Sobre a sexualidade de Gianni…
Foi um dos primeiros homens em Itália a tratar a sua homosexualidade abertamente e com confiança. Tinha 11 anos quando me explicou exactamente o que se estava a passar com a sua sexualidade. Agradeci-lhe a sinceridade e senti-me muito orgulhosa.
Sobre o seu ego…
Não temo as pessoas que poderiam fazer as coisas melhor que eu. Pelo contrário, estou à procura delas. Porque qualquer designer de moda que só tenha o seu próprio conselho rapidamente se encontrará à margem de tudo. O meu ego permite-me dizer a um empregado de 25 anos “Ontem achei a tua ideia errada, mas agora faz mais sentido para mim do que a minha”.
O que é que aconteceria à Versace se Donatella morresse hoje?
Creio que 90 por cento dos empregados iriam aplaudir com muita intensidade.
O que pensa da nova geração de estilistas.
Os egos inchados só existem na velha guarda. Um designer com menos de 50 anos que ache que é um deus só fará figuras ridículas.

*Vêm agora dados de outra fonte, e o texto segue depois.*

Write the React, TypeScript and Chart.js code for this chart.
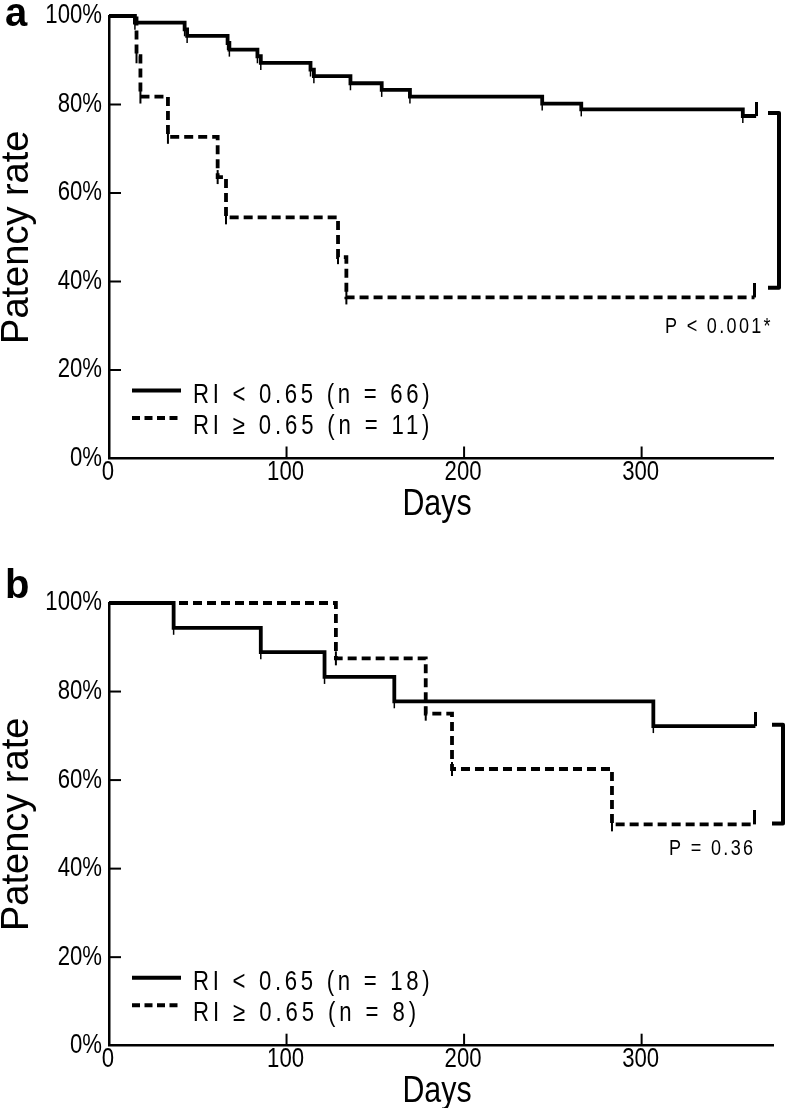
import React, { useEffect, useRef } from 'react';
import { Chart, registerables } from 'chart.js';

Chart.register(...registerables);

// ---------- data ----------
const xTickValues = [0, 100, 200, 300];
const yTickValues = [0, 20, 40, 60, 80, 100];
const xTickLabels = ['0', '100', '200', '300'];
const yTickLabels = ['0%', '20%', '40%', '60%', '80%', '100%'];
const xMax = 374;

const legendA = ['RI < 0.65 (n = 66)', 'RI ≥ 0.65 (n = 11)'];
const legendB = ['RI < 0.65 (n = 18)', 'RI ≥ 0.65 (n = 8)'];

// Panel a — RI < 0.65 (n = 66): days of each step, patency (%) after the step
const aLowDays = [0, 14.6, 42.6, 44.0, 66.8, 67.8, 83.6, 85.5, 113.5, 115.4, 136.0, 153.6, 169.5, 244.0, 266.0, 357.0, 364.5];
const aLowRate = [100, 98.5, 97.0, 95.5, 93.9, 92.4, 90.9, 89.4, 87.9, 86.4, 84.8, 83.3, 81.8, 80.2, 78.9, 77.4, 77.4];
// Panel a — RI ≥ 0.65 (n = 11)
const aHighDays = [0, 15.5, 17.7, 33.2, 61.2, 65.9, 129.0, 133.7, 363.6];
const aHighRate = [100, 90.9, 81.8, 72.7, 63.6, 54.5, 45.5, 36.4, 36.4];

// Panel b — RI < 0.65 (n = 18)
const bLowDays = [0, 36.4, 85.5, 121.4, 160.7, 306.6, 364.1];
const bLowRate = [100, 94.4, 88.9, 83.3, 77.8, 72.2, 72.2];
// Panel b — RI ≥ 0.65 (n = 8)
const bHighDays = [0, 127.8, 178.4, 193.2, 283.3, 363.7];
const bHighRate = [100, 87.5, 75.0, 62.5, 50.0, 50.0];

const pTextA = 'P < 0.001*';
const pTextB = 'P = 0.36';
// bracket ends (patency %)
const bracketA = [78.1, 38.6];
const bracketB = [72.5, 50.2];

const xTitle = 'Days';
const yTitle = 'Patency rate';

// ---------- styling ----------
const SANS = "'Liberation Sans', Arial, Helvetica, sans-serif";
const SQUEEZE = 0.82;

type PanelProps = {
  letter: string;
  letterBaseline: number;
  top: number;
  height: number;
  plotTop: number;
  axisY: number;
  lowDays: number[];
  lowRate: number[];
  highDays: number[];
  highRate: number[];
  legend: string[];
  pText: string;
  pX: number;
  pBaseline: number;
  bracket: number[];
  bracketX: number;
};

function makeEndMark(): HTMLCanvasElement {
  const c = document.createElement('canvas');
  c.width = 3;
  c.height = 28;
  const g = c.getContext('2d')!;
  g.fillStyle = '#000';
  g.fillRect(0, 0, 3, 14);
  return c;
}

// condensed text: horizontally squeezed, optional fixed advance per character
function narrowText(
  ctx: CanvasRenderingContext2D,
  text: string,
  x: number,
  y: number,
  size: number,
  align: CanvasTextAlign,
  baseline: CanvasTextBaseline,
  advance?: number,
) {
  ctx.save();
  ctx.font = `${size}px ${SANS}`;
  (ctx as any).letterSpacing = '0px';
  ctx.textAlign = align;
  ctx.textBaseline = baseline;
  ctx.translate(x, y);
  ctx.scale(SQUEEZE, 1);
  if (advance) {
    const w = ctx.measureText(text).width;
    const n = text.length;
    const ls = (n * advance / SQUEEZE - w) / n;
    (ctx as any).letterSpacing = ls.toFixed(2) + 'px';
  }
  ctx.fillText(text, 0, 0);
  ctx.restore();
}

function Panel(p: PanelProps) {
  const ref = useRef<HTMLCanvasElement>(null);
  useEffect(() => {
    const endMark = makeEndMark();
    const pts = (d: number[], r: number[]) => d.map((x, i) => ({ x, y: r[i] }));
    const lowPts = pts(p.lowDays, p.lowRate);
    const highPts = pts(p.highDays, p.highRate);

    const overlay = {
      id: 'overlay',
      afterDraw(chart: any) {
        const { ctx, chartArea, scales } = chart;
        const xs = scales.x;
        const ys = scales.y;
        ctx.save();
        ctx.strokeStyle = '#000';
        ctx.fillStyle = '#000';
        // inward tick marks + tick labels
        ctx.lineWidth = 2;
        xTickValues.forEach((v, i) => {
          const px = xs.getPixelForValue(v);
          if (v !== 0) {
            ctx.beginPath();
            ctx.moveTo(px, chartArea.bottom);
            ctx.lineTo(px, chartArea.bottom - 12);
            ctx.stroke();
          }
          narrowText(ctx, xTickLabels[i], px - 1, chartArea.bottom + 14, 27, 'center', 'middle');
        });
        yTickValues.forEach((v, i) => {
          const py = ys.getPixelForValue(v);
          if (v !== 0) {
            ctx.beginPath();
            ctx.moveTo(chartArea.left, py);
            ctx.lineTo(chartArea.left + 12, py);
            ctx.stroke();
          }
          narrowText(ctx, yTickLabels[i], chartArea.left - 7, py, 27, 'right', 'middle');
        });
        // x axis title
        narrowText(ctx, xTitle, (chartArea.left + chartArea.right) / 2 - 4, chartArea.bottom + 56.5, 37, 'center', 'alphabetic');
        // panel letter
        ctx.font = `bold 40px ${SANS}`;
        ctx.textAlign = 'left';
        ctx.textBaseline = 'alphabetic';
        ctx.fillText(p.letter, 5, p.letterBaseline);
        // legend
        const lx0 = chartArea.left + 23;
        const lx1 = chartArea.left + 72;
        ctx.lineWidth = 4;
        ctx.setLineDash([]);
        ctx.beginPath();
        ctx.moveTo(lx0, chartArea.bottom - 68);
        ctx.lineTo(lx1, chartArea.bottom - 68);
        ctx.stroke();
        ctx.setLineDash([8, 4.5]);
        ctx.beginPath();
        ctx.moveTo(lx0, chartArea.bottom - 40.5);
        ctx.lineTo(lx1, chartArea.bottom - 40.5);
        ctx.stroke();
        ctx.setLineDash([]);
        narrowText(ctx, p.legend[0], chartArea.left + 84, chartArea.bottom - 56, 27, 'left', 'alphabetic', 13.35);
        narrowText(ctx, p.legend[1], chartArea.left + 84, chartArea.bottom - 25, 27, 'left', 'alphabetic', 13.35);
        // p value
        narrowText(ctx, p.pText, p.pX, p.pBaseline, 22, 'left', 'alphabetic', 10.8);
        // bracket
        const bt = ys.getPixelForValue(p.bracket[0]);
        const bb = ys.getPixelForValue(p.bracket[1]);
        ctx.lineWidth = 4;
        ctx.lineJoin = 'round';
        ctx.beginPath();
        ctx.moveTo(p.bracketX - 11, bt);
        ctx.lineTo(p.bracketX, bt);
        ctx.lineTo(p.bracketX, bb);
        ctx.lineTo(p.bracketX - 11, bb);
        ctx.stroke();
        ctx.restore();
      },
    };

    const chart = new Chart(ref.current!, {
      type: 'line',
      data: {
        datasets: [
          {
            label: p.legend[0],
            data: lowPts,
            stepped: 'before',
            borderColor: '#000',
            borderWidth: 3.8,
            pointRadius: 0,
            fill: false,
            clip: false,
          } as any,
          {
            label: p.legend[1],
            data: highPts,
            stepped: 'before',
            borderColor: '#000',
            borderWidth: 3.8,
            borderDash: [9, 5],
            pointRadius: 0,
            fill: false,
            clip: false,
          } as any,
          {
            label: 'censored low',
            data: lowPts.slice(1, -1),
            showLine: false,
            pointStyle: 'line',
            rotation: 90,
            pointRadius: 7,
            pointBorderWidth: 1.5,
            borderColor: '#000',
            backgroundColor: '#000',
            clip: false,
          } as any,
          {
            label: 'censored high',
            data: highPts.slice(1, -1),
            showLine: false,
            pointStyle: 'line',
            rotation: 90,
            pointRadius: 7,
            pointBorderWidth: 2,
            borderColor: '#000',
            backgroundColor: '#000',
            clip: false,
          } as any,
          {
            label: 'end',
            data: [lowPts[lowPts.length - 1], highPts[highPts.length - 1]],
            showLine: false,
            pointStyle: endMark,
            pointRadius: 14,
            clip: false,
          } as any,
        ],
      },
      options: {
        responsive: false,
        animation: false,
        devicePixelRatio: 1,
        events: [],
        layout: { padding: { top: p.plotTop, right: 11, bottom: 0, left: 0 } },
        plugins: { legend: { display: false }, tooltip: { enabled: false } },
        scales: {
          x: {
            type: 'linear',
            min: 0,
            max: xMax,
            afterBuildTicks: (s: any) => {
              s.ticks = xTickValues.map((v) => ({ value: v }));
            },
            afterFit: (s: any) => {
              s.height = p.height - p.axisY;
            },
            grid: { display: false, drawTicks: false },
            border: { display: true, color: '#000', width: 2.5 },
            ticks: { display: false },
            title: { display: false },
          },
          y: {
            type: 'linear',
            min: 0,
            max: 100,
            afterBuildTicks: (s: any) => {
              s.ticks = yTickValues.map((v) => ({ value: v }));
            },
            afterFit: (s: any) => {
              s.width = 109;
            },
            grid: { display: false, drawTicks: false },
            border: { display: true, color: '#000', width: 2.5 },
            ticks: { display: false },
            title: {
              display: true,
              text: yTitle,
              color: '#000',
              font: { family: SANS, size: 38, lineHeight: 1 },
              padding: { top: -1, bottom: 0 },
            },
          },
        },
      } as any,
      plugins: [overlay],
    });
    return () => chart.destroy();
  }, []);
  return (
    <canvas
      ref={ref}
      width={788}
      height={p.height}
      style={{ position: 'absolute', left: 0, top: p.top, width: 788, height: p.height, display: 'block' }}
    />
  );
}

export default function App() {
  return (
    <div style={{ position: 'absolute', left: 0, top: 0, width: 788, height: 1108, background: '#fff', overflow: 'hidden' }}>
      <Panel
        letter="a"
        letterBaseline={26}
        top={0}
        height={540}
        plotTop={16}
        axisY={458.5}
        lowDays={aLowDays}
        lowRate={aLowRate}
        highDays={aHighDays}
        highRate={aHighRate}
        legend={legendA}
        pText={pTextA}
        pX={665}
        pBaseline={332.7}
        bracket={bracketA}
        bracketX={779}
      />
      <Panel
        letter="b"
        letterBaseline={58}
        top={540}
        height={568}
        plotTop={63}
        axisY={505.7}
        lowDays={bLowDays}
        lowRate={bLowRate}
        highDays={bHighDays}
        highRate={bHighRate}
        legend={legendB}
        pText={pTextB}
        pX={669}
        pBaseline={315}
        bracket={bracketB}
        bracketX={783}
      />
    </div>
  );
}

Sobre se mudaria de penteado…
Não, porque não me reconheceria a mim mesma. Karl Lagerfeld não se reconheceria a si próprio sem óculos de sol. Para além disso, o louro é uma forma de vida. Enfrentas o Mundo como uma Amazonas. Sobrevivi às catástrofes da minha vida devido à força que me dá o meu cabelo louro.
Sobre a sua “cadela” Audrey.
Por favor não chames “cadela” à Audrey! Audrey ofender-se-ia se nos estivesse a ouvir, porque não te estás a referir a ela pelo nome. Audrey tem a inteligência de um ser humano e uma personalidade forte.
Entrevistador: De quem?
Ela acha que é a Donatella.
Sobre ser solteira…
Porque é que as mulheres precisam de homens hoje em dia? Definitivamente não é para provar a força, a determinação e a independência. Os homens são necessários só para aventuras amorosas e para relações físicas.
Sobre como se vestiría se tivesse que apresentar-se perante Deus…
Levaria saltos altos. Tenho a certeza que Deus nunca viu nenhuns.